DOS LIVROS LEVANTA-SE UM PÁSSARO
Recensão critica Expresso, 3 de Junho, 2017
Por José Mário Silva
Há uma estrofe que
capta muitíssimo bem o lugar do sujeito poético neste livro: “Um gajo pensa que
vai cair,/ assenta os pés em desequilíbrio,/ mas não cai, fica alia baloiçar/
de vara nas mãos,/ à procura do centro de gravidade.” Embora periclitante, o
corpo mantém-se erguido, vertical, sobrevivendo como pode às saraivadas de um
tempo que se mostra hostil. A escrita de António Ferra é a materialização desse
ato de resistência às sujeições da ordem social, à “vida amarga” e ao “ruído da
tristeza”, à vertigem do mundo digital e à ditadura do zoom que nos escrutina
até ao mais ínfimo detalhe. Contra aqueles que “lixaram esta merda toda”,
apoiados no “medo que ainda arde”, esta poesia defende a liberdade da
imperfeição e do passo em falso, o “sabor descalibrado” dos frutos e a “alegre
intromissão de certos bichos”. Em quase todos os poemas, ressoa a melodia
melancólica da perda.
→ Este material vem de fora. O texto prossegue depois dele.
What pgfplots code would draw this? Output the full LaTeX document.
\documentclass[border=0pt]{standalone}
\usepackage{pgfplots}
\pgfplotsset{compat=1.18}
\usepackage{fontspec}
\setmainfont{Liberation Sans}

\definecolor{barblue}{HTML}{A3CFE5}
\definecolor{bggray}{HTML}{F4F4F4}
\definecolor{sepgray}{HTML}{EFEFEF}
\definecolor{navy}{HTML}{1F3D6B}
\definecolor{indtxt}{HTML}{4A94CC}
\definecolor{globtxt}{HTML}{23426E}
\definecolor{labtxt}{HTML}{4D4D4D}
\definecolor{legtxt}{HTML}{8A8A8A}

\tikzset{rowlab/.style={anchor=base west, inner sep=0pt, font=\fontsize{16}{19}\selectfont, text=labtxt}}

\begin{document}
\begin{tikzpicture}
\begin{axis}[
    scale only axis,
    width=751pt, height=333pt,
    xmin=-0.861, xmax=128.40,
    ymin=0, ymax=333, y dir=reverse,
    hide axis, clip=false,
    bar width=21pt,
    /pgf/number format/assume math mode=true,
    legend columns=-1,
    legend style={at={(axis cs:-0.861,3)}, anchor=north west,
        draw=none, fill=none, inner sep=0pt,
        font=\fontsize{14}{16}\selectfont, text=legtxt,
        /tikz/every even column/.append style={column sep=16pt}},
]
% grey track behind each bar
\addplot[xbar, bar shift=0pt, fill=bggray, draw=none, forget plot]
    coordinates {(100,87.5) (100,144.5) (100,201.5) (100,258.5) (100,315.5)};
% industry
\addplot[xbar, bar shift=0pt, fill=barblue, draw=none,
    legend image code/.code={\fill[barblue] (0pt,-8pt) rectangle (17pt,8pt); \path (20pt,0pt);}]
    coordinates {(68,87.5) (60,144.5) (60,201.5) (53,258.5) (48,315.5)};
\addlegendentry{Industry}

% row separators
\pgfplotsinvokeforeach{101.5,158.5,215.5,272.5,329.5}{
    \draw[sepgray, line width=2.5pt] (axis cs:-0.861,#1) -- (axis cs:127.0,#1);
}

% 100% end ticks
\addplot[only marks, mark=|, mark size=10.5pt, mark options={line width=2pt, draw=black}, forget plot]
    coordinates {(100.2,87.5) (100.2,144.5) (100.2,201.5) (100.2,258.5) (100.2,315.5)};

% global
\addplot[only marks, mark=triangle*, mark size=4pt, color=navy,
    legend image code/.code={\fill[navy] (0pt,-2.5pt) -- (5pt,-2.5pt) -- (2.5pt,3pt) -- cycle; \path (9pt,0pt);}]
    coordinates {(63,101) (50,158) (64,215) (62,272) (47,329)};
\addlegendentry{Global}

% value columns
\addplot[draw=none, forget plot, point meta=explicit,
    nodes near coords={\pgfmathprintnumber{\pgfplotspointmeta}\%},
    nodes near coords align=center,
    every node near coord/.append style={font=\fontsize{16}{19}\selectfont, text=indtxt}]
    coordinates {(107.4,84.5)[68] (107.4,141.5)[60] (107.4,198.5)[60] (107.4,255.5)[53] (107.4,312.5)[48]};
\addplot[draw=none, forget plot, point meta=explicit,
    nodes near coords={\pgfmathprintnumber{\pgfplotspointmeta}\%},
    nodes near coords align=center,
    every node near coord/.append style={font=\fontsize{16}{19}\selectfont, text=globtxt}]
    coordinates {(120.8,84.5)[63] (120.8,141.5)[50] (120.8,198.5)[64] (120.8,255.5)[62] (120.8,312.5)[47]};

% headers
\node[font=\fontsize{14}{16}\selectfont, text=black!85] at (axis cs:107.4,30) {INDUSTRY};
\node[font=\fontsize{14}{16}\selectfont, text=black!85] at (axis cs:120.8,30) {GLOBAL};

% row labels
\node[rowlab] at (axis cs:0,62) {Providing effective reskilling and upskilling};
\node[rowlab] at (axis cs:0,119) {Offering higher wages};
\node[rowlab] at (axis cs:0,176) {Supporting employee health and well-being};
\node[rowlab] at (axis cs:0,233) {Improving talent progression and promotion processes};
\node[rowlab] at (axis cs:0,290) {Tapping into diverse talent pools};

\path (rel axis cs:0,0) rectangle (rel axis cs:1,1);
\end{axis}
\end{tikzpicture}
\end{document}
Já nada corresponde ao que foi, o “sol deixou de nascer
no sítio do costume”, as orquídeas murcham nas jarras, “os limões perderam a
acidez”. Incapaz de compreender a História, o poeta olha para dentro: “Apenas
vejo o meu pequeno pátio interior/ com um guarda-sol destruído, uma moeda de
prata/ e as mesmas cores do silêncio”. A memória é um bálsamo, quando convoca a
gasosa bebida na infância, cheia de gás e açúcar (“Quando se abria a garrafa,/
abria-se o mundo em bolhas de sol”), ou um velho amigo “com quem ia ver o fumo
dos comboios sobre o rio”. Não há, porém, sequer uma sombra de desistência,
antes vontade de colocar pauzinhos na
engrenagem e sonhos altos, como o de escalar uma montanha “com cordas de
seda fina”. A clarividência, aqui, nasce sempre de uma “clara evidência”. Como
atestam estes versos: “Afiava enxadas para cortar a neblina/ sobre searas à
mercê de químicos/l e ficava pela madrugada fora,/ de navalha na mão, / desenhando
corações atravessados/ porsetas nos troncos das árvores”.